Eigentlich müsste das, was ich hier dem MacBook und dann euch anvertraut habe, noch um einen Punkt ergänzt werden. Den findet ihr in
1. Korinther 13. Aber wer weiß, vielleicht findet ihr ihn auch in „nicht christlichen“ heiligen Büchern. Das würde mich nicht irritieren, sondern freuen! Diese Bücher könnten dann an dieser Stelle christlich sein, ohne dass ein „Christentum“ sie je deswegen für sich in Anspruch nehmen dürfte!

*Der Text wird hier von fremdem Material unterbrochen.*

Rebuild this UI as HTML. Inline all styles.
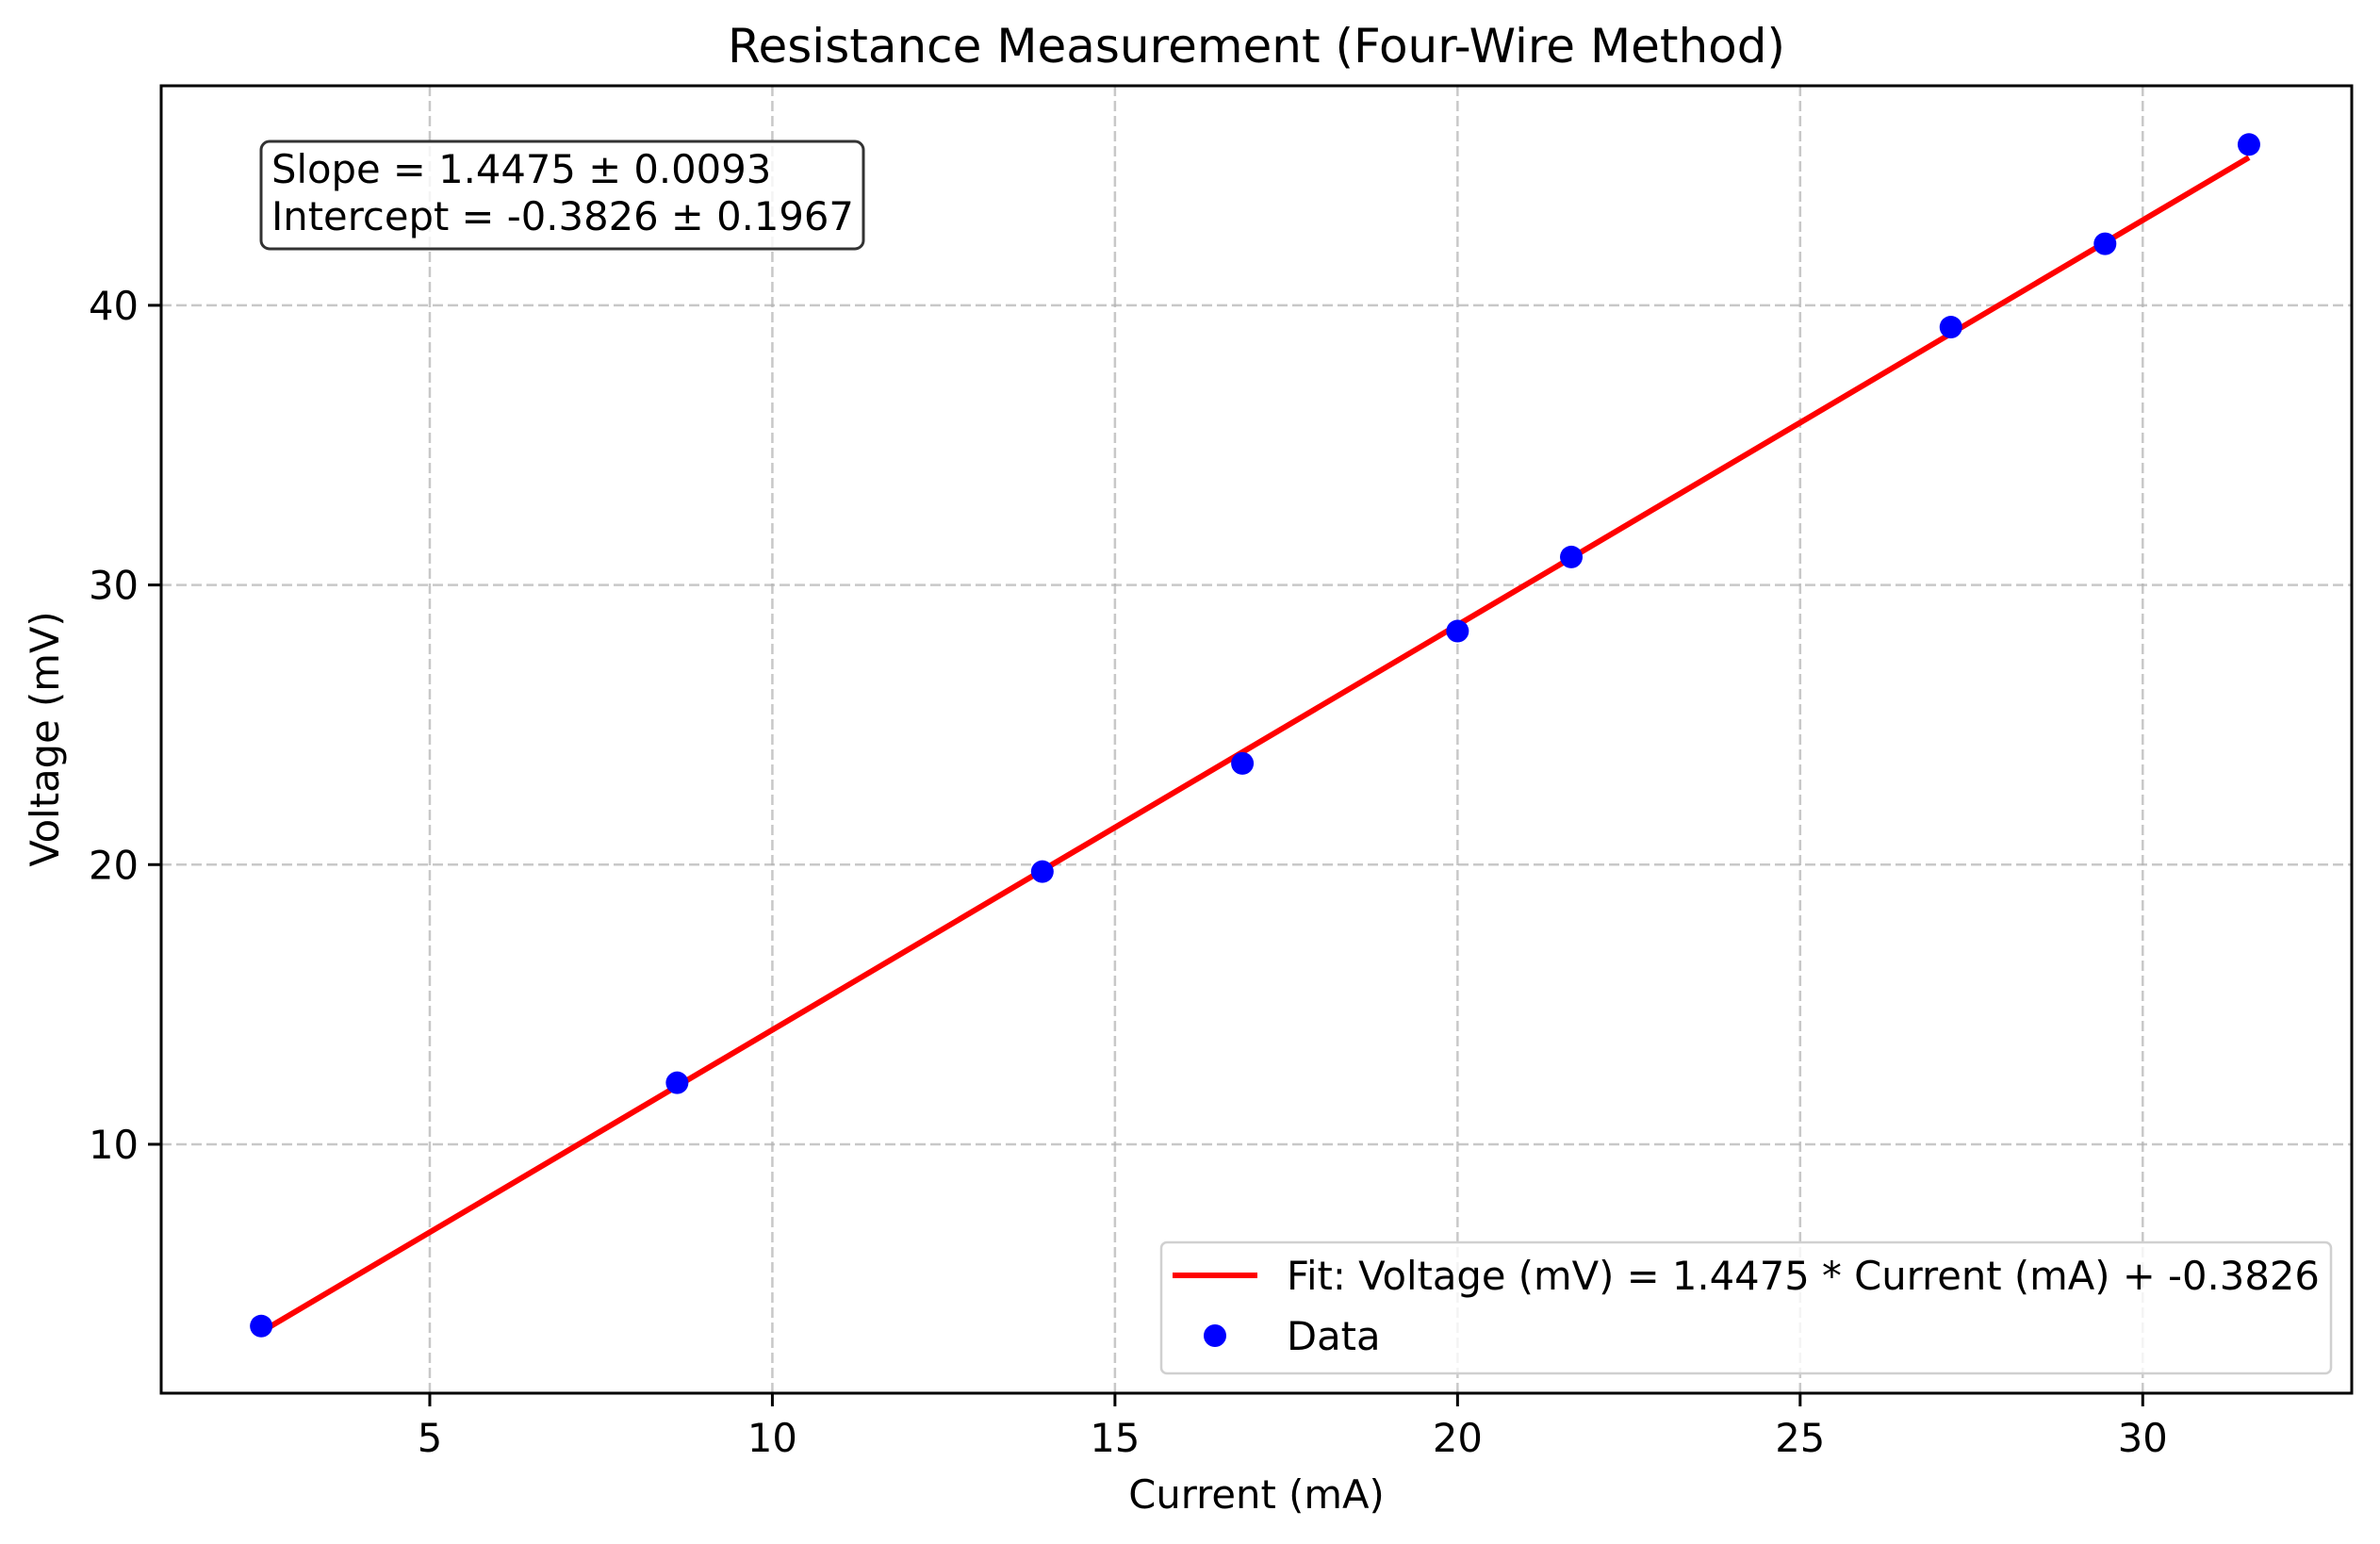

Ich fasse zusammen: Dieser WER ist nach meiner Auffassung in religiöser Haltung erfahrbar jenseits aller Religionslehren. Im Christentum christlicher Kirchen jedenfalls nicht leichter als in anderen Religionen, die von ihm nicht sprechen. Das Christentum selbst kennt ihn von Jahrhundert zu Jahrhundert weniger. Es hat aber in ihm nicht etwa seine Gründung (die liegt Äonen vor der Zeitenwende), sondern seine Zukunft. Jenseits aller Lehre. Jenseits aller Abgrenzung. Vor allem jenseits aller Überheblichkeit. Ich aber kann von ihm am unbefangensten sprechen im christlich überlieferten Vokabular. Es ist das Vokabular des Evangeliums. Einmal werde ich anders sprechen können. Dann werden mir heilige Schriften Zeugnisse sein, an denen ich dieses So-Sprechen messe. Einiges in Rilkes Werk gilt mir schon jetzt als Vorstufe eines solchen Sprechens.